- Task details
Begin with the opening line of the records and extract each line through the one holding "import math"; pictures are not part of the copy.

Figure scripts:
——————

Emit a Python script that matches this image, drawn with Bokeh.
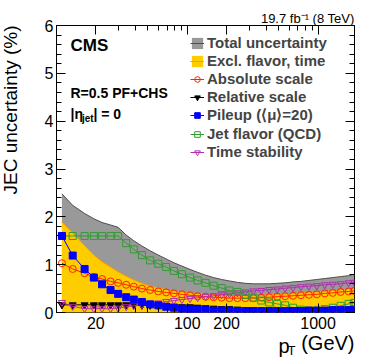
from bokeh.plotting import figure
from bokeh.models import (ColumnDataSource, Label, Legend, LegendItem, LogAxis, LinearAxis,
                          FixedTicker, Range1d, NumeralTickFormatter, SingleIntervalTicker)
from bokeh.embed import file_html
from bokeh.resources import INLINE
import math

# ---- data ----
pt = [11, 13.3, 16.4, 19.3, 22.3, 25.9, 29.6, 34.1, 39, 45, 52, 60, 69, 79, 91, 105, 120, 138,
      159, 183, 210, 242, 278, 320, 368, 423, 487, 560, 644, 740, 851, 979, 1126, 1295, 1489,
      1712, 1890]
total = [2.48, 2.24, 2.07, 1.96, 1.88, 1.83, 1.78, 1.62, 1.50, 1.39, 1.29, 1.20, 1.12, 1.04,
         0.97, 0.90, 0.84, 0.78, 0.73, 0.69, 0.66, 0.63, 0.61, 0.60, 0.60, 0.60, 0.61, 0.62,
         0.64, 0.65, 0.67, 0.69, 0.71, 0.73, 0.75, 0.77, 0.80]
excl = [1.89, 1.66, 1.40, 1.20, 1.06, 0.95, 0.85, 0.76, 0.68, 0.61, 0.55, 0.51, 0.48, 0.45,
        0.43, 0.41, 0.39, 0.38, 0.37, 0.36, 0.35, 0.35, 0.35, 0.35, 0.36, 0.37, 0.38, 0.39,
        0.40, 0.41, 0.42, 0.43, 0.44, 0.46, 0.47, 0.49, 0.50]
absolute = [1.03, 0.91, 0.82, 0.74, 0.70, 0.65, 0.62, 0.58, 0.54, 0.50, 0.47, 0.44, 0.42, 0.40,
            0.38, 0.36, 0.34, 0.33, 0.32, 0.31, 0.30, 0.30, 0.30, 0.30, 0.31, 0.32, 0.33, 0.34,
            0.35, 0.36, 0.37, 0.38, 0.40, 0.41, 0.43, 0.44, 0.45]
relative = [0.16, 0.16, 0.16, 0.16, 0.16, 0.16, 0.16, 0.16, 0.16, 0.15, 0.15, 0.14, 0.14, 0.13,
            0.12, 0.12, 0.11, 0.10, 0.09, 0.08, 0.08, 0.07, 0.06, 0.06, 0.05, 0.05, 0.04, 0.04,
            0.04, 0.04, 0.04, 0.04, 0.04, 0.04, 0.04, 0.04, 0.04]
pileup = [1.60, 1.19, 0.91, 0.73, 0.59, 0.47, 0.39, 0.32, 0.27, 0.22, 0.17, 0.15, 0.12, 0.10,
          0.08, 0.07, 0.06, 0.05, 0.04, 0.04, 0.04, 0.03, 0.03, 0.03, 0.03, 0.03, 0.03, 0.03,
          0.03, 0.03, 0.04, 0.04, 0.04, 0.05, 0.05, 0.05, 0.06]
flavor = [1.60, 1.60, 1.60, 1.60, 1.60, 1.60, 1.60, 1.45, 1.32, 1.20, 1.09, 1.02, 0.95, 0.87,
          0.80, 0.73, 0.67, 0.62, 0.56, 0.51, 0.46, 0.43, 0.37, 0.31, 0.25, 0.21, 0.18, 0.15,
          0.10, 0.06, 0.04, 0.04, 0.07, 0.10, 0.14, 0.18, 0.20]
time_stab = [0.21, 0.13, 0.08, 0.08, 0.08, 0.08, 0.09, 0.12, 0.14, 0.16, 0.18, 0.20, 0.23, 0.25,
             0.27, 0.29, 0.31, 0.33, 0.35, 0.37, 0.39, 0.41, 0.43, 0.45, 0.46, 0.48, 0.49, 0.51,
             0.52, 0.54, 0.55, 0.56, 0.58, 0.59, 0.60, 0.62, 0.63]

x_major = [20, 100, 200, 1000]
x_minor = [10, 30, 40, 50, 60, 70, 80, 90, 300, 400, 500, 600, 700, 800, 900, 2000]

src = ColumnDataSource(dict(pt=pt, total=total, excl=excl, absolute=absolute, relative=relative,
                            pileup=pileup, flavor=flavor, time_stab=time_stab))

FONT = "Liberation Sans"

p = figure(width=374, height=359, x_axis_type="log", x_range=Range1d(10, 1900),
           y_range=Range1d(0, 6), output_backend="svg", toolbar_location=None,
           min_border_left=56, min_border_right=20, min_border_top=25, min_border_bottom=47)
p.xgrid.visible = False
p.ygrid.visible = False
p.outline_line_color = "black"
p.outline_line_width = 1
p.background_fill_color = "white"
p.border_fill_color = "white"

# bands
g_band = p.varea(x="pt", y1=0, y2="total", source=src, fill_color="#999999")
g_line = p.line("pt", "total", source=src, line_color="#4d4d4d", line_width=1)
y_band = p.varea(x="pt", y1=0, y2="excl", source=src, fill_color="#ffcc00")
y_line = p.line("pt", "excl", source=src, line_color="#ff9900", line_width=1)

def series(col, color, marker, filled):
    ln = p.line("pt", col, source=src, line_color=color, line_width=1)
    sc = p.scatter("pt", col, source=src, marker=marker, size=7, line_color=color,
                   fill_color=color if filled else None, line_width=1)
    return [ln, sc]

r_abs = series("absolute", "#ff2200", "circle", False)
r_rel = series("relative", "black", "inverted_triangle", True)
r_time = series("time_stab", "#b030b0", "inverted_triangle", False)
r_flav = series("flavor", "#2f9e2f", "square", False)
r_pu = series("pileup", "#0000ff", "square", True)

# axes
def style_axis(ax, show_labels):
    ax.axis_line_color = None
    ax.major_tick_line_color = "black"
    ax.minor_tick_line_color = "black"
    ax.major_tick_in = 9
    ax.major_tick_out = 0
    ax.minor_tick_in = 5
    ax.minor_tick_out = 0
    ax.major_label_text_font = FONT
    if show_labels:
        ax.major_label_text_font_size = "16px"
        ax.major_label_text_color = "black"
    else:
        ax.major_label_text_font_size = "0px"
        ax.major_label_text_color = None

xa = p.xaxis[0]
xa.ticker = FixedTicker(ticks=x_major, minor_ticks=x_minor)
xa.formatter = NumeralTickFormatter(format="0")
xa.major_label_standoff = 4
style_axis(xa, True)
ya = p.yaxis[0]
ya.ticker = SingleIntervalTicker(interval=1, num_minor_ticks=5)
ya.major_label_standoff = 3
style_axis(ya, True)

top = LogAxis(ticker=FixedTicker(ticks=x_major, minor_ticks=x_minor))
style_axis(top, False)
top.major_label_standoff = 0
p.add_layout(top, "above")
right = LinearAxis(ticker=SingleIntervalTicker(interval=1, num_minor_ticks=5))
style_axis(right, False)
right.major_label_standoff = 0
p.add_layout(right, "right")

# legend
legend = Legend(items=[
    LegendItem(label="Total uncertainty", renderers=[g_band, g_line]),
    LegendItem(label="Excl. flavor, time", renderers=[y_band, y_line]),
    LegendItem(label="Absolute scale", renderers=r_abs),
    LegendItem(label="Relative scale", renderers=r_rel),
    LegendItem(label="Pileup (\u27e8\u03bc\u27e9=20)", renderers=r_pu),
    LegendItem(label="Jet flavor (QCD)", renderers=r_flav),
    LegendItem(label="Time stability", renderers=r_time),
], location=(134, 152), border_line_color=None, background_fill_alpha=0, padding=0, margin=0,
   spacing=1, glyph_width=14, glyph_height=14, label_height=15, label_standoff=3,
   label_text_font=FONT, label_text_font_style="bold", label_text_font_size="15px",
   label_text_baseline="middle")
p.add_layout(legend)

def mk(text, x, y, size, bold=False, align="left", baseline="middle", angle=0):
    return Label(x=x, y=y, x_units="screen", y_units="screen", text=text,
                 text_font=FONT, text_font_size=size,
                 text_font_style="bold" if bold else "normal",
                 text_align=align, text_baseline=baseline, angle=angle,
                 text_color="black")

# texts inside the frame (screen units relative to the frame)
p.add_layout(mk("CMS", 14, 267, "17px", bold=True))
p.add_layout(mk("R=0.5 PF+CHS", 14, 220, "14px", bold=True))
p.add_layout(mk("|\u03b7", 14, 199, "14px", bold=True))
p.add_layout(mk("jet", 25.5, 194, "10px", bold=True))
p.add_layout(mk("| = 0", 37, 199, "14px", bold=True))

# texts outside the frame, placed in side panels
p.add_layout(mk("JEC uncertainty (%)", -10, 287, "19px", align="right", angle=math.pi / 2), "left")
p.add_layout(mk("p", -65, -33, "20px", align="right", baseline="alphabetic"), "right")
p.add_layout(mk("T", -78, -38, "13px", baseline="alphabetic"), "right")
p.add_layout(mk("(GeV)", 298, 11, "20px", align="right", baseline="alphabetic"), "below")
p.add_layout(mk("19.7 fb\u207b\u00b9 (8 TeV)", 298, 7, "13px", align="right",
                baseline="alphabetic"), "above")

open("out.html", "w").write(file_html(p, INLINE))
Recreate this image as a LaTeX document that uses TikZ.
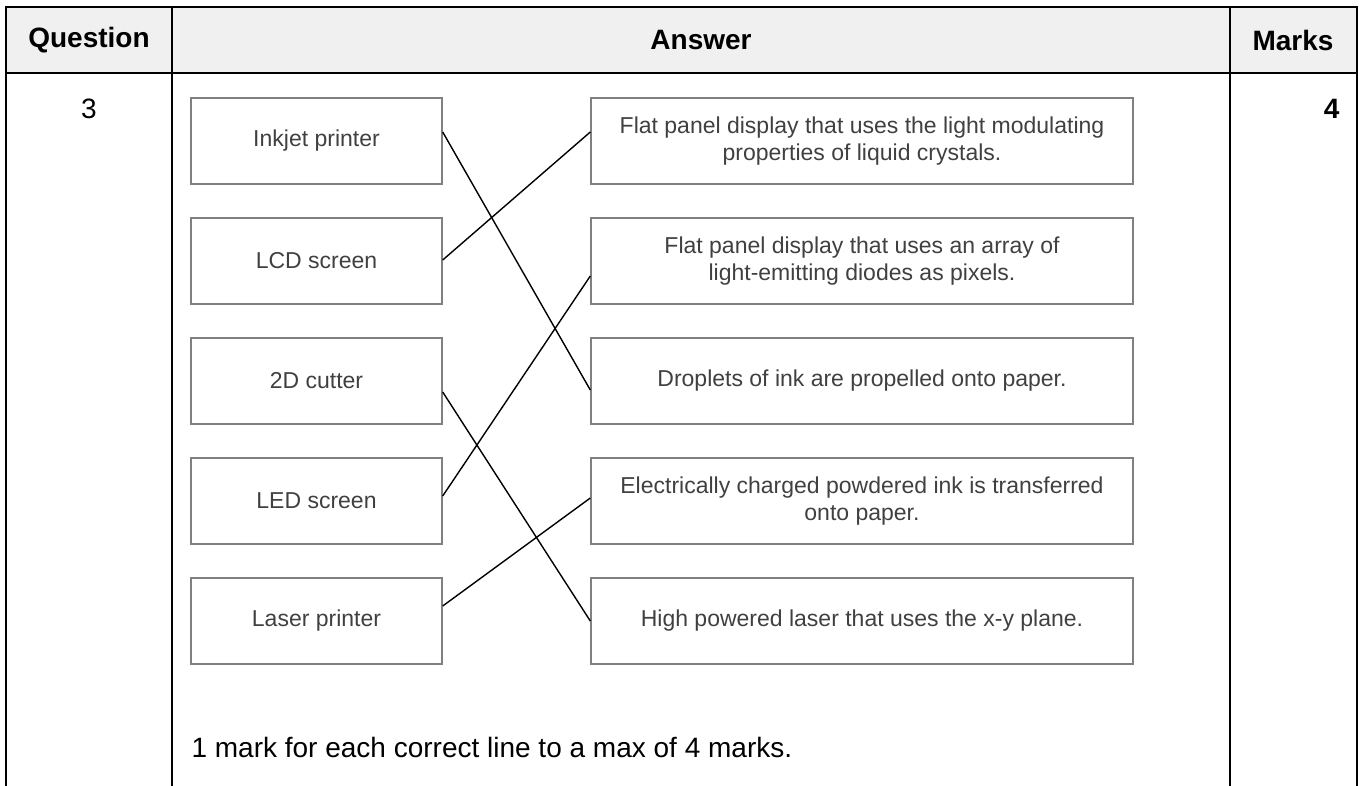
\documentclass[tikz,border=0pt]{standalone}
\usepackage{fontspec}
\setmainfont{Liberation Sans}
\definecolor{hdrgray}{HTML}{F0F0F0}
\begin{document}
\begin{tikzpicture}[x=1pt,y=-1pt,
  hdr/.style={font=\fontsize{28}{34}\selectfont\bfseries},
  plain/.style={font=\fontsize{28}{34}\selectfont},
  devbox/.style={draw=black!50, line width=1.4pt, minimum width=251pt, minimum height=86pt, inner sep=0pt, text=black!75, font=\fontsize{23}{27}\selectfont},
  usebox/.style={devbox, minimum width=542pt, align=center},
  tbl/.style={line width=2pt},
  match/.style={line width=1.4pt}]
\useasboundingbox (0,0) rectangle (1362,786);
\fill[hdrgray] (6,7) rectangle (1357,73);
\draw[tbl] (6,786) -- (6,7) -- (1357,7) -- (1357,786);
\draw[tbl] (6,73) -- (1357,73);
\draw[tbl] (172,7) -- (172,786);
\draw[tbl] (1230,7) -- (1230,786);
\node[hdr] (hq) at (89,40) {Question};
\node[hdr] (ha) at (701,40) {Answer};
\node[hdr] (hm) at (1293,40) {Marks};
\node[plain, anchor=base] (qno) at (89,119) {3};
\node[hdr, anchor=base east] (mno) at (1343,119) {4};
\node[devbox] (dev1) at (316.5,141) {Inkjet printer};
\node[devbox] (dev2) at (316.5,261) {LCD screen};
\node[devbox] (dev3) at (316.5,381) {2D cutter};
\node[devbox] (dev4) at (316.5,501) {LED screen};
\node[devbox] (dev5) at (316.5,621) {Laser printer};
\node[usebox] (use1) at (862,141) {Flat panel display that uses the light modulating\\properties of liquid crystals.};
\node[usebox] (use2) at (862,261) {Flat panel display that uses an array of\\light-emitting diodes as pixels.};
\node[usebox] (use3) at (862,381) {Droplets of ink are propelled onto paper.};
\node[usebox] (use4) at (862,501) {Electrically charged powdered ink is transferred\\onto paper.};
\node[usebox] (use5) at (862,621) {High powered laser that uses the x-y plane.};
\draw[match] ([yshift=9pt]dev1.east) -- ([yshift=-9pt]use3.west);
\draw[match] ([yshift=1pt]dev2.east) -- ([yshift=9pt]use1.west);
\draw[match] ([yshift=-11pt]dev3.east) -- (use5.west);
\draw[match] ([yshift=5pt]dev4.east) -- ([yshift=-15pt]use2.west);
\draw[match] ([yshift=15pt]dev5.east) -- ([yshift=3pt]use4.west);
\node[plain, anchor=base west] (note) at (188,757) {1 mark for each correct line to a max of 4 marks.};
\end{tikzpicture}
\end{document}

——————

- Problem solution
Emit a Python script that matches this image, drawn with Bokeh.
from bokeh.plotting import figure
from bokeh.models import (ColumnDataSource, Label, Legend, LegendItem, LogAxis, LinearAxis,
                          FixedTicker, Range1d, NumeralTickFormatter, SingleIntervalTicker)
from bokeh.embed import file_html
from bokeh.resources import INLINE
import math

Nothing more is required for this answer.